Usually, the charge is split equally if the individual properties within the development are just apartments or just houses. If, for example, a private estate contains both apartment buildings and houses, the overall service charge is split between costs for the estate as a whole (for example maintenance of any roads not adopted by the local council) and costs relating just to the apartment building(s), such as lift maintenance. The first set of costs are allocated equally across all properties on the development and the second set of costs allocated equally across all apartments only.

How is the service or estate charge broken down?

Typically, the total service or estate charge includes the following:

  • Monies needed to pay contractors for ongoing maintenance, including their time and third party costs.
  • Monies or provisions needed for repairs.
  • Monies or provisions needed to pay for cyclical, longer-term redecorations or maintenance.
  • Monies needed to pay for insurance.
  • Monies required for non-discretionary upkeep, such as meeting Health & Safety obligations, statutory reporting, billing and information provision.
  • Monies needed for the services of the managing agent.
  • VAT and IPT (insurance premium tax) as applicable on all the above.

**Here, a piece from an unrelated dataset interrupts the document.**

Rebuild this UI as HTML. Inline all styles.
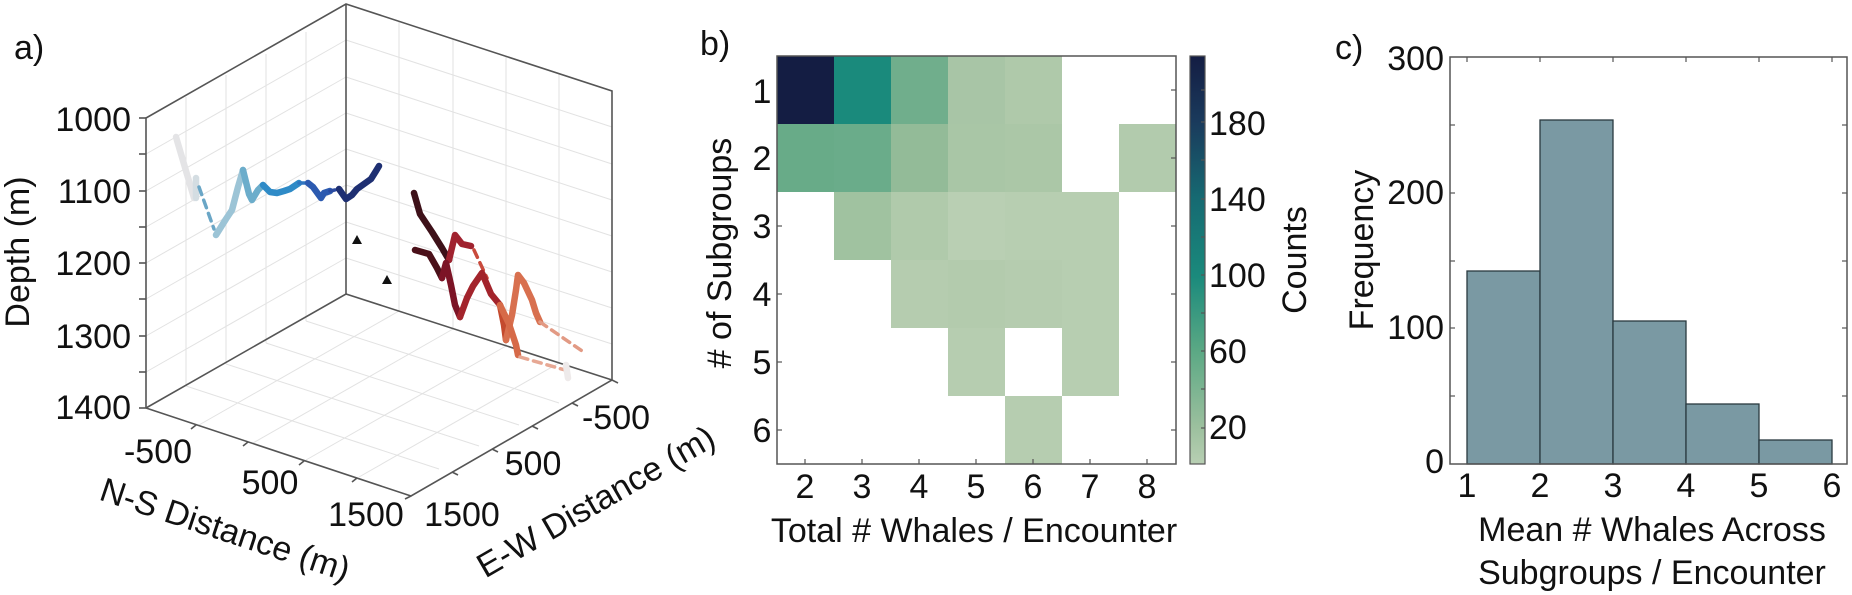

What is the difference between a service charge budget and a year-end service charge account?

The service charge budget is an estimate of your share of the likely costs for the coming year and is payable in advance. The budget is based upon experience in previous years and known items of expenditure.

The year-end service charge account is a statement of actual spend over the past year and your share of those costs. When we send you the year-end service charge account, we include a summary of the amount you paid at the start of the year for the service charge budget, as well as the difference between the two. If the year-end service charge is higher than the estimated budget, you will need to pay the difference. If there has been an underspend and the year-end service charge account is lower than the estimated budget, the difference will be carried forward to the next accounting period as a credit.

Why might there be a difference between the service charge budget and the year-end service charge account?

There are a number of reasons why the actual amount spent each year may differ from the estimated budget and these could include:

  • Unexpected, emergency repairs required.
  • Additional costs incurred to remove non-domestic waste left around the development (fly-tipping).
  • Removal of cigarette ends from the development (not covered under the usual maintenance contracts).
  • Increased buildings insurance premiums as a result of an RCA (re-instatement cost assessment) carried out to work out the rebuild costs for the building.
  • Insurance excess in the case of a claim on the buildings insurance.

Why do I pay council tax and a service or estate charge?

Your service or estate charge pays for the services provided by your freeholder or RMC (or their managing agent) that benefit your development, for example outside lighting, maintenance of any common areas, maintenance of any roads not adopted by the local council. These services are laid out in your lease (for apartment owners) or title (for freehold house owners).

Your council tax pays for the services provided by the council to the wider community, including refuse collections, social services, schools and the police.